A framework to improve fertilizer recommendations for irrigated rice in West Africa

Abstract A framework to optimize soil fertility management in irrigated rice, based on soil and climate variability, fertilizer and paddy prices and farmers' objectives is presented. The framework uses three models in succession. The dynamic ecophysiological ORYZAS model simulates potential rice yields under irrigation, based on weather conditions, cultivar choice and sowing date. This yield potential is used in the static FERRIZ model, together with site specific information on recovery efficiency of applied N, P and K, indigenous soil N, P and K supply, and maximum N, P and K accumulation and dilution in rice dry matter. Resulting outputs are required fertilizer doses to obtain different target yields depending on yield potential and soil nutrient supply. The framework allows sensitivity analysis and agro-economic evaluation of different fertilizer options. In a last step, the dynamic decision tool RIDEV is used to simulate optimal timing of different management actions such as fertilizer application, weeding, and harvest.
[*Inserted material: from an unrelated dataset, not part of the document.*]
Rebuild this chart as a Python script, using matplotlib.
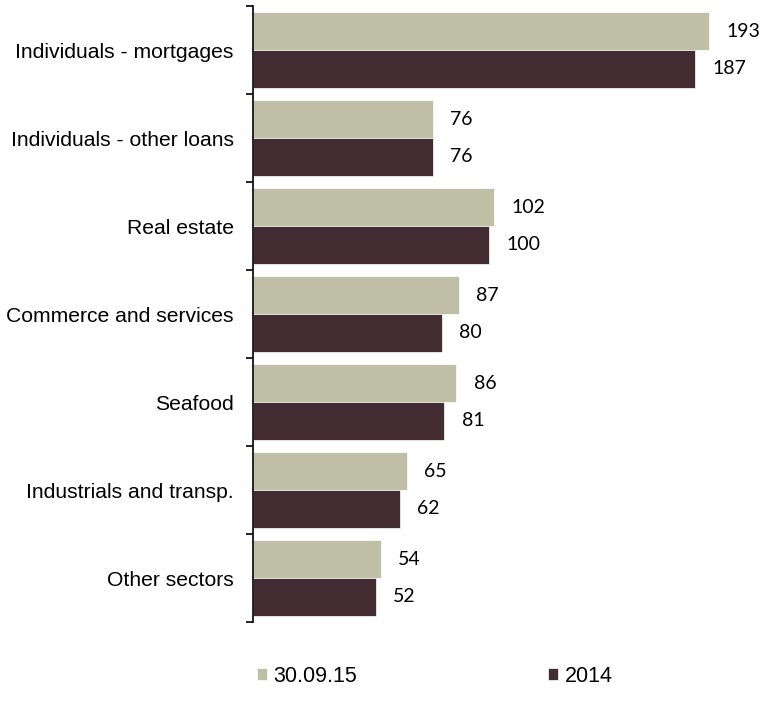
import matplotlib.pyplot as plt
import numpy as np

categories = ['Individuals - mortgages', 'Individuals - other loans', 'Real estate',
              'Commerce and services', 'Seafood', 'Industrials and transp.', 'Other sectors']
values_q3 = [193, 76, 102, 87, 86, 65, 54]
values_2014 = [187, 76, 100, 80, 81, 62, 52]
series_names = ['30.09.15', '2014']

light = '#BFBFA5'
dark = '#432D33'

fig = plt.figure(figsize=(7.69, 7.16), dpi=100)
ax = fig.add_axes([253 / 769, 1 - 622 / 716, (760 - 253) / 769, 616 / 716])

y = np.arange(len(categories))
h = 0.43
b1 = ax.barh(y - h / 2, values_q3, height=h, color=light, edgecolor='white', linewidth=0.5)
b2 = ax.barh(y + h / 2, values_2014, height=h, color=dark, edgecolor='white', linewidth=0.5)

for bars, vals in ((b1, values_q3), (b2, values_2014)):
    for bar, v in zip(bars, vals):
        ax.annotate(str(v), (v, bar.get_y() + bar.get_height() / 2),
                    xytext=(12.5, 0), textcoords='offset points', va='center', ha='left',
                    fontsize=14, family='Lato')

ax.set_xlim(0, (760 - 253) / 2.363)
ax.set_ylim(len(categories) - 0.5, -0.5)

for s in ('top', 'right', 'bottom'):
    ax.spines[s].set_visible(False)
ax.spines['left'].set_linewidth(1.2)
ax.set_xticks([])

ax.set_yticks(y)
ax.set_yticklabels(categories, fontsize=15.2, family='Liberation Sans')
ax.tick_params(axis='y', which='major', length=0, pad=14)
ax.set_yticks(np.arange(len(categories) + 1) - 0.5, minor=True)
ax.tick_params(axis='y', which='minor', length=5, width=1.2)

fig.legend([b1, b2], series_names, loc='center left', bbox_to_anchor=(257 / 769, 1 - 676 / 716),
           ncol=2, frameon=False, borderpad=0, borderaxespad=0,
           handlelength=0.45, handleheight=0.45, handletextpad=0.3,
           columnspacing=8.9, prop={'family': 'Liberation Sans', 'size': 15.5})

fig.savefig('out.png', dpi=100)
Resulting integrated crop management recommendations ensure high resource use efficiency adapted to local socio-economic and bio-physical conditions. Provided necessary input data are available, this framework can be applied to field, perimeter or regional scale. The framework was applied to the Office du Niger in Mali, using field data of 58 farmers. In the wet season, fertilizer doses adjusted to three soil fertility classes outperformed current uniform recommendations only slightly, except on soils with very low K supply (10 cases). Only on these soils was application of K profitable. Profit-optimizing fertilizer doses had high costs and low value/cost ratios. Target yields close to potential yield increased farmers' risk. Adjusting fertilizer doses to the lower yield potential in the dry season reduced costs and risk without reducing profit, resulting in better value/cost ratios. New simple recommendations for both wet and dry seasons were formulated.